* Prompt *
Print the listing as it stands, omitting all images.

* Provided records *

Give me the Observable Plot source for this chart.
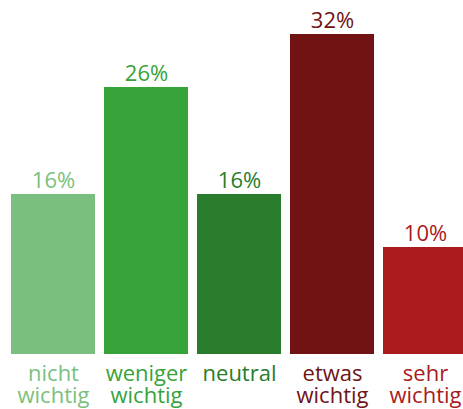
<!DOCTYPE html>
<html>
<head>
<meta charset="utf-8">
<script src="https://cdn.jsdelivr.net/npm/d3@7"></script>
<script src="https://cdn.jsdelivr.net/npm/@observablehq/plot@0.6"></script>
<style>
  html, body { margin: 0; padding: 0; background: #fff; overflow: hidden; }
  svg { overflow: hidden; }
</style>
</head>
<body>
<div id="chart"></div>
<script>
const categories = ["nicht\nwichtig", "weniger\nwichtig", "neutral", "etwas\nwichtig", "sehr\nwichtig"];
const values = [16, 26.7, 16, 32, 10.7];
const valueLabels = ["16%", "26%", "16%", "32%", "10%"];
const colors = ["#7bbf80", "#38a339", "#297c2b", "#711313", "#a91b1c"];

const data = categories.map((c, i) => ({cat: c, value: values[i], label: valueLabels[i], color: colors[i]}));

const chart = Plot.plot({
  width: 463,
  height: 409,
  margin: 0,
  style: {fontFamily: "'Open Sans', sans-serif", background: "#fff"},
  x: {domain: categories, range: [11, 467], paddingInner: 9 / 93, paddingOuter: 0, round: false, axis: null},
  y: {domain: [0, 35.4], range: [354, 0], axis: null},
  marks: [
    Plot.barY(data, {x: "cat", y: "value", fill: d => d.color}),
    Plot.text(data, {x: "cat", y: "value", text: "label", fill: d => d.color, fontSize: 22, lineAnchor: "bottom", dy: -7}),
    Plot.text(data, {x: "cat", y: () => 0, text: "cat", fill: d => d.color, fontSize: 22, lineAnchor: "top", lineHeight: 1, dy: 11})
  ]
});
document.getElementById("chart").appendChild(chart);
</script>
</body>
</html>
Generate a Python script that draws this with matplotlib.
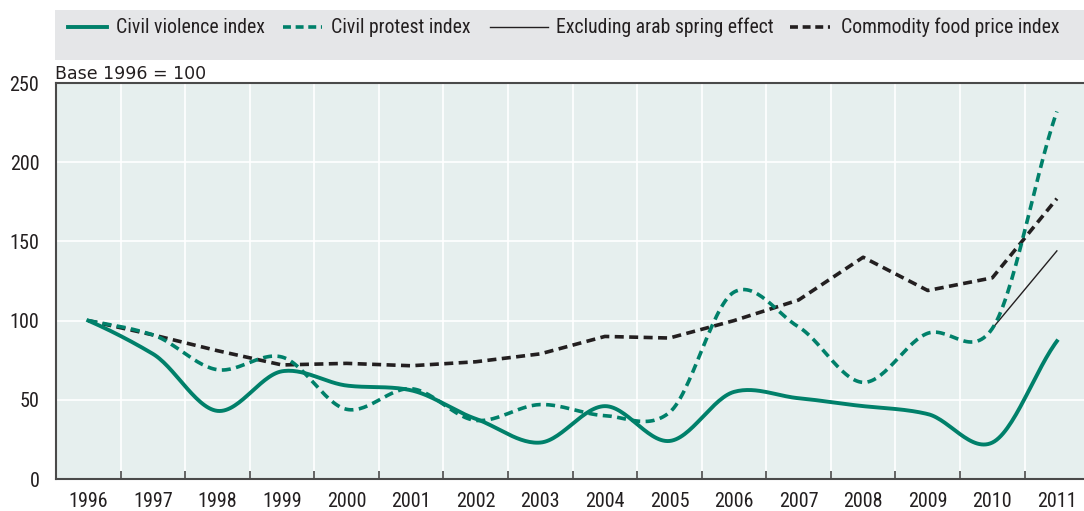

* Correct result *
Give me the Observable Plot source for this chart.
<!DOCTYPE html>
<html>
<head>
<meta charset="utf-8">
<script src="https://cdn.jsdelivr.net/npm/d3@7"></script>
<script src="https://cdn.jsdelivr.net/npm/@observablehq/plot@0.6"></script>
<style>
  html, body { margin: 0; padding: 0; background: #fff; overflow: hidden; }
  svg { overflow: hidden; }
</style>
</head>
<body>
<div id="chart"></div>
<script>
const categories = ["nicht\nwichtig", "weniger\nwichtig", "neutral", "etwas\nwichtig", "sehr\nwichtig"];
const values = [16, 26.7, 16, 32, 10.7];
const valueLabels = ["16%", "26%", "16%", "32%", "10%"];
const colors = ["#7bbf80", "#38a339", "#297c2b", "#711313", "#a91b1c"];

const data = categories.map((c, i) => ({cat: c, value: values[i], label: valueLabels[i], color: colors[i]}));

const chart = Plot.plot({
  width: 463,
  height: 409,
  margin: 0,
  style: {fontFamily: "'Open Sans', sans-serif", background: "#fff"},
  x: {domain: categories, range: [11, 467], paddingInner: 9 / 93, paddingOuter: 0, round: false, axis: null},
  y: {domain: [0, 35.4], range: [354, 0], axis: null},
  marks: [
    Plot.barY(data, {x: "cat", y: "value", fill: d => d.color}),
    Plot.text(data, {x: "cat", y: "value", text: "label", fill: d => d.color, fontSize: 22, lineAnchor: "bottom", dy: -7}),
    Plot.text(data, {x: "cat", y: () => 0, text: "cat", fill: d => d.color, fontSize: 22, lineAnchor: "top", lineHeight: 1, dy: 11})
  ]
});
document.getElementById("chart").appendChild(chart);
</script>
</body>
</html>
Generate a Python script that draws this with matplotlib.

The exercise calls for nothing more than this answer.